October 27, 2007 in City

Comet comes to light at night

By The Spokesman-Review
 

At a glance

Comet Holmes was discovered in 1892 by astronomer Edwin Holmes in London. It is on a seven-year elliptical orbit between Mars and Jupiter.

Three nights ago, comet Holmes was nothing more than a tiny celestial object drawing attention from dedicated astronomers with good telescopes.

In a matter of hours after nightfall Wednesday, the comet brightened by nearly 1 million times, according to Sky & Telescope Magazine.

It is now an easily visible, yellowish ball in the northeastern sky in the constellation Perseus.

Mary Singer of the Spokane Astronomical Society reported that “several of us found it (from our own backyards) last night despite the full moon. I think it looks like a large planetary nebula with a bright core.”

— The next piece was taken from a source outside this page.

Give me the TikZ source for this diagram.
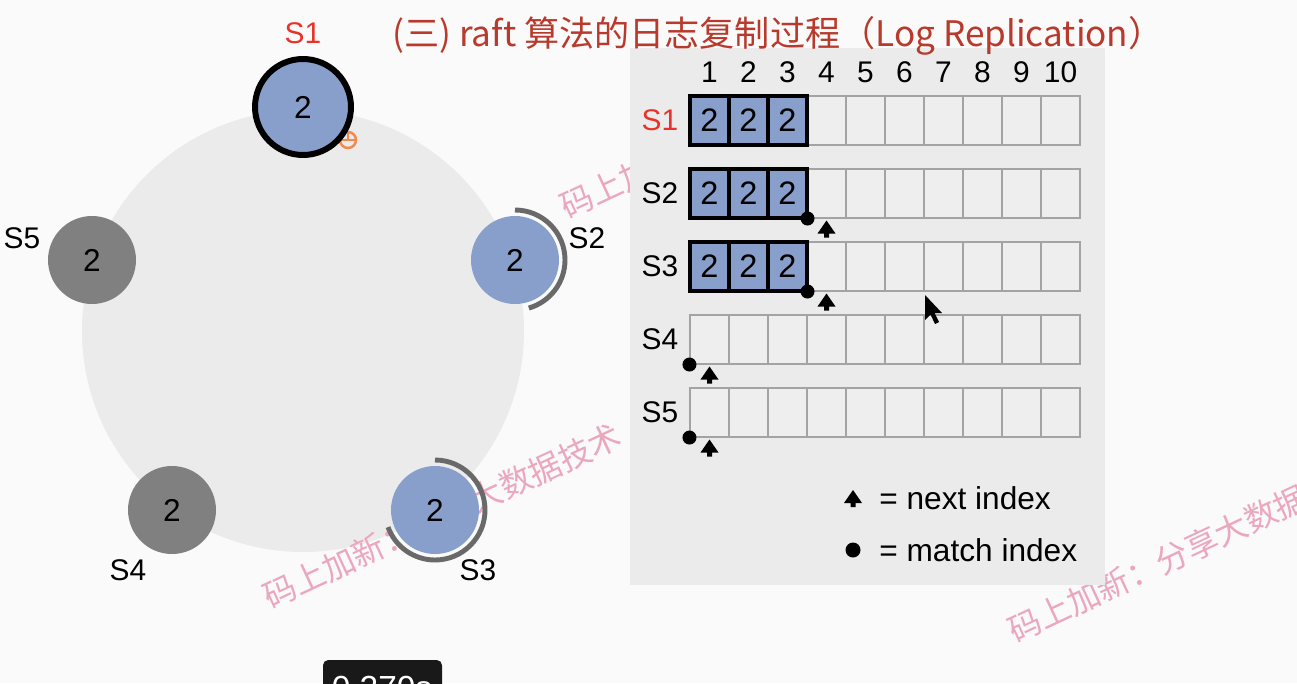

“Even without a telescope or binoculars, it looks just like a star that wasn’t there a few nights ago,” Singer said in an e-mail.

So far, comet Holmes is not showing the long distinctive tail displayed last winter by comet McNaught, probably because the tail, if any, is pointed away from Earth. Instead, it has a faint comma cloud that apparently is the reflection of light off dust particles being released from the rock-and-ice ball as it orbits closer to the sun.

Astronomers are unsure how long the current outburst will last, but the comet’s orbital path keeps it in the constellation Perseus for the next few months, sources said.

Following its discovery in 1892, the comet was seen in 1899 and 1906. It was then lost to astronomers until 1964 when it was re-discovered. It has been observed on each pass near Earth in the years since.